Monday, July 18, 2005

Anti-social computing

I used to work in an office where the vast majority of employees, all of whom worked in front of computers, were forbidden access to the Internet. We were the manual labors of the information age, permitted only to open the application necessary to the data processing we were tasked with, mind-numbingly dull duties that had been subdivided into the minutest of actions to make sure no actual employee thinking took place. This meant that most of the employees hired needed no computer skills whatsoever, and those who had them could easy work around the management's feeble barriers to the Web. Coworkers who watched me do this looked at me as if I had conjured a demon. They thought for sure that my firing was imminent. (I was promoted instead, proving my theory that breaking the rules is generally rewarded while following them isn't in corporate management schemes -- rulebreaking=initiative.)
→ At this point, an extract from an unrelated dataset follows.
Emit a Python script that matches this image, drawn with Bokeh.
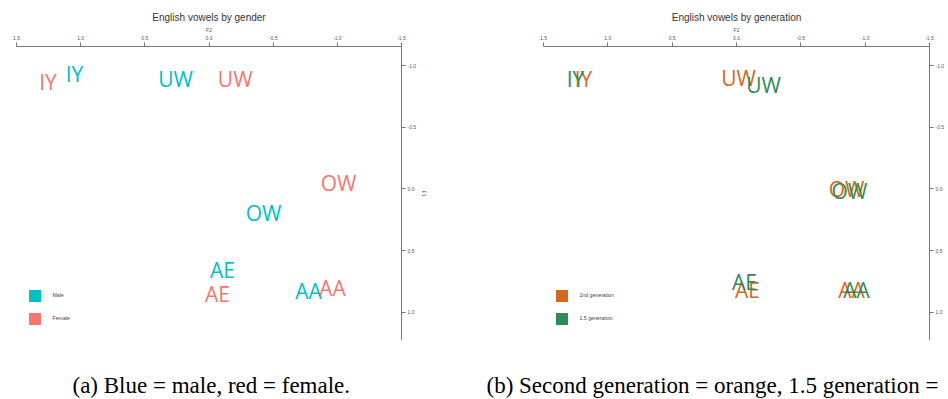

I was thinking of this because I recently saw an episode of Buffy the Vampire Slayer in which a demon is accidently uploaded into the Internet and begins seducing the minds of young techno-nerds. They chant how they are "jacked in" or they begin to reject and withdraw from their real-world friends to spend more time with online pals -- who turn out to be the devil in disguise. The implication one could draw from this is that spending time on the Internet is anti-social and vaguely evil, certainly against the maintanance of a social network and a sense of community. Discussing this, we started to wonder if Internet access in offices destroys the sense of cameradere that used to exist among coworkers, encouraging people to funnel down their own private rabbit holes, reading blogs and playing online backgammon, and composing emails, instead of playing pranks and bullshitting with the other people in the office and actually getting to know them. First we stopped getting to know our neighbors, now we don't even get to know our office mates, and soon we won't get to know anyone outside our immiediate family, presumably. Adaptation of one's leisure time, one's spare moments to Internet surfing means no solidarity in the wrokplace, and no potential organizing against management. In that regard, I'm stunned we weren't encouraged to use the Internet in the data-processing sweatshop.

But it has larger ramifications as well, as socializing with yourself via the Internet, indulging your whims and expecting immediate responsiveness and gratification, means we have that much less patience with actual people, and their annoying tendencies not to immediately do what we want or expect. We can't click a button on their forehead and get them to say things we find interesting. As a result we are driven to further isolation into more and more solitary pursuits, or pursuits that only occur with prescreened participants certified to be interested in what you are interested in and agree with everything you already think. And where will that come from? That is the truly scary question.